Furthermore, the GPCR in certain aspects did take a genuine proletarian form. Most obviously the example of Shanghai, although we could argue that people such as Chang Chun-chiao, Yao Wen-yuan and Wang Hung-wen were representative of the proletariat. However, the movement we saw in Shanghai was severely limited in that it was a rough sketch, which was usurped by the bureaucrats and pro-soviet faction headed by Lin Biao and Deng Xiaoping. And finally in 1976, the national bourgeoisie headed by Deng Xiaoping managed to seize power from Mao, and framed the Gang of Four as conspirators, thereby finishing the restoration of capitalism in China. As we see with the example of Shanghai, it would be unfair to view Mao as a “comprador”, as the bourgeoisie in that city were in fact liquidated. This however peaks interest as during 1966–67 the bonapartists headed by Mao, the proletariat, and the Pro-Soviet camp banded to purge the revisionist grouping headed by Liu Shouqi, which inevitably entered into antagonistic contradiction in 1968. To conclude, the Shanghai Commune Model, if adapted into every aspect, including the peasantry and against the opportunist groupings, could have culminated in the largest proletarian mass movement since the October Revolution.
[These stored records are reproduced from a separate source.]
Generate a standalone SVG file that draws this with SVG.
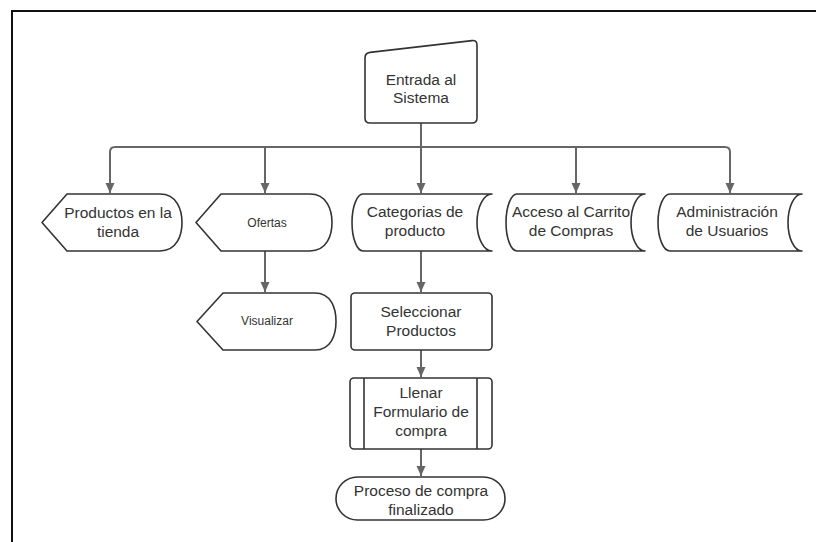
<svg xmlns="http://www.w3.org/2000/svg" width="816" height="542" viewBox="0 0 816 542">
  <style>
    .shape { fill: #ffffff; stroke: #333333; stroke-width: 1.6; stroke-linejoin: round; }
    .edge { fill: none; stroke: #666666; stroke-width: 2; stroke-linejoin: round; }
    .lbl { font-family: "Liberation Sans", Arial, sans-serif; font-size: 15.5px; fill: #333333; text-anchor: middle; }
    .sm { font-size: 12px; }
  </style>
  <defs>
    <marker id="arrow" viewBox="0 0 10 10" refX="10" refY="5" markerWidth="10" markerHeight="10" markerUnits="userSpaceOnUse" orient="auto">
      <path d="M0,0.5 L10,5 L0,9.5 Z" fill="#666666"/>
    </marker>
  </defs>

  <rect width="816" height="542" fill="#ffffff"/>
  <!-- page frame -->
  <path d="M12,542 L12,11 L816,11" fill="none" stroke="#111111" stroke-width="2"/>

  <!-- connectors -->
  <g id="connectors">
    <path class="edge" d="M421,123 L421,147"/>
    <path class="edge" d="M110,193 L110,152 Q110,147 115,147 L725,147 Q730,147 730,152 L730,193" marker-end="url(#arrow)"/>
    <path class="edge" d="M110,152 L110,193" marker-end="url(#arrow)"/>
    <path class="edge" d="M265,147 L265,193" marker-end="url(#arrow)"/>
    <path class="edge" d="M421,147 L421,193" marker-end="url(#arrow)"/>
    <path class="edge" d="M576,147 L576,193" marker-end="url(#arrow)"/>
    <path class="edge" d="M265,251 L265,292" marker-end="url(#arrow)"/>
    <path class="edge" d="M421,251 L421,292" marker-end="url(#arrow)"/>
    <path class="edge" d="M421,350 L421,377" marker-end="url(#arrow)"/>
    <path class="edge" d="M421,449 L421,476" marker-end="url(#arrow)"/>
  </g>

  <!-- manual input -->
  <g id="entrada">
    <path class="shape" d="M370,52.4 L472,40.6 Q477,40 477,45 L477,118 Q477,123 472,123 L370,123 Q365,123 365,118 L365,58 Q365,53 370,52.4 Z"/>
    <text class="lbl" x="421" y="85">Entrada al</text>
    <text class="lbl" x="421" y="103">Sistema</text>
  </g>

  <!-- display shapes -->
  <g id="productos">
    <path class="shape" d="M67,194 L160,194 C177,194 182,210 182,222.5 C182,235 177,251 160,251 L67,251 L42,222.5 Z"/>
    <text class="lbl" x="118" y="218">Productos en la</text>
    <text class="lbl" x="118" y="237">tienda</text>
  </g>

  <g id="ofertas">
    <path class="shape" d="M221,194 L310,194 C327,194 332,210 332,222.5 C332,235 327,251 310,251 L221,251 L196,222.5 Z"/>
    <text class="lbl sm" x="267" y="227">Ofertas</text>
  </g>

  <!-- stored data shapes -->
  <g id="categorias">
    <path class="shape" d="M363,194 L492,194 A15,28.5 0 0 0 492,251 L363,251 A11,28.5 0 0 1 363,194 Z"/>
    <text class="lbl" x="415" y="217">Categorias de</text>
    <text class="lbl" x="415" y="236">producto</text>
  </g>

  <g id="carrito">
    <path class="shape" d="M517,194 L645,194 A14,28.5 0 0 0 645,251 L517,251 A11,28.5 0 0 1 517,194 Z"/>
    <text class="lbl" x="571" y="217">Acceso al Carrito</text>
    <text class="lbl" x="571" y="236">de Compras</text>
  </g>

  <g id="usuarios">
    <path class="shape" d="M670,194 L802,194 A14,28.5 0 0 0 802,251 L670,251 A12,28.5 0 0 1 670,194 Z"/>
    <text class="lbl" x="727" y="217">Administración</text>
    <text class="lbl" x="727" y="236">de Usuarios</text>
  </g>

  <g id="visualizar">
    <path class="shape" d="M223,293 L315,293 C331,293 336,308 336,321.5 C336,335 331,350 315,350 L223,350 L197,321.5 Z"/>
    <text class="lbl sm" x="267" y="325">Visualizar</text>
  </g>

  <!-- process -->
  <g id="seleccionar">
    <rect class="shape" x="351" y="293" width="141" height="57" rx="4"/>
    <text class="lbl" x="421" y="317">Seleccionar</text>
    <text class="lbl" x="421" y="336">Productos</text>
  </g>

  <!-- predefined process -->
  <g id="formulario">
    <rect class="shape" x="350" y="378" width="142" height="71" rx="4"/>
    <path class="shape" d="M364,378 L364,449 M477,378 L477,449"/>
    <text class="lbl" x="421" y="398">Llenar</text>
    <text class="lbl" x="421" y="417">Formulario de</text>
    <text class="lbl" x="421" y="436">compra</text>
  </g>

  <!-- terminator -->
  <g id="fin">
    <rect class="shape" x="336" y="477" width="169" height="43" rx="21.5"/>
    <text class="lbl" x="421" y="496">Proceso de compra</text>
    <text class="lbl" x="421" y="515">finalizado</text>
  </g>
</svg>
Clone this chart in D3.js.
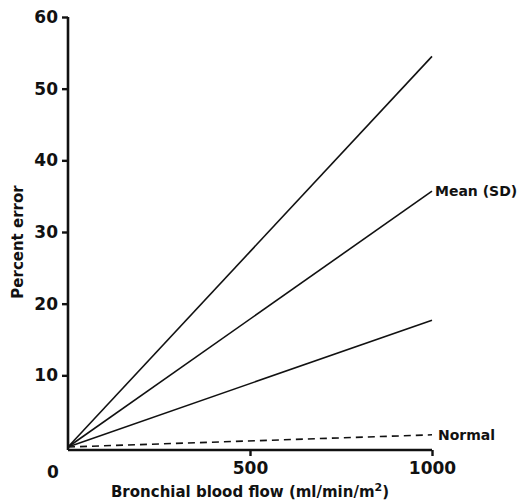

But the Bonapartists headed by Mao were inept, as the inevitable result of the New Democratic state with peaceful reconciliation with the bourgeoisie, was going to be a dictatorship of the bourgeoisie regardless.

(1) Mao Tsetung’s u-turn on foreign policy, regarding Yugoslavian and the Krushchevite revisionism is discussed later on in this article, this footnote is referring to context which prepares the reader for a more balanced argument.

(2) there is a footnote from the quotation provided by Frederick Teiwes that I think is worthwhile mentioning here;

“In his memoirs, Khrushchev reports that Deng was the only CCP leader about whom Mao was consistently positive, while during the Great Leap Mao referred to himself as the “main marshal” and Deng as “vice marshal.” See Strobe Talbott, trans. and ed., Khrushchev Remembers: The Last Testament (Boston: Little, Brown and Co., 1974), pp. 252–53; and Teiwes with Sun, China’s Road to Disaster, p. 149. According to several PRC sources, in the late 1950s Mao explicitly told Khrushchev that Deng would be the “second generation leading core” after Liu. Guo Dehong and Tang Yingwu, eds., Zhonggong dangshi gaoceng renwu pingzhuan, shang juan [Critical Biographies of Senior Figures in CCP Party History, Volume 1] (Changchun: Jilin wenshi chubanshe, 2000), p. 45; and Gao Yi, Lishi xuanze le Deng Xiaoping [History Chose Deng Xiaoping] (Wuhan: Wuhan chubanshe, 1999), pp. 184–85. See also MacFarquhar, Origins 3, pp. 640–41n14.”

-The use of the pinyin version of Mao’s name “Mao-Tsetung” is purposed to make the article and its vocabulary more familiar with international audiences.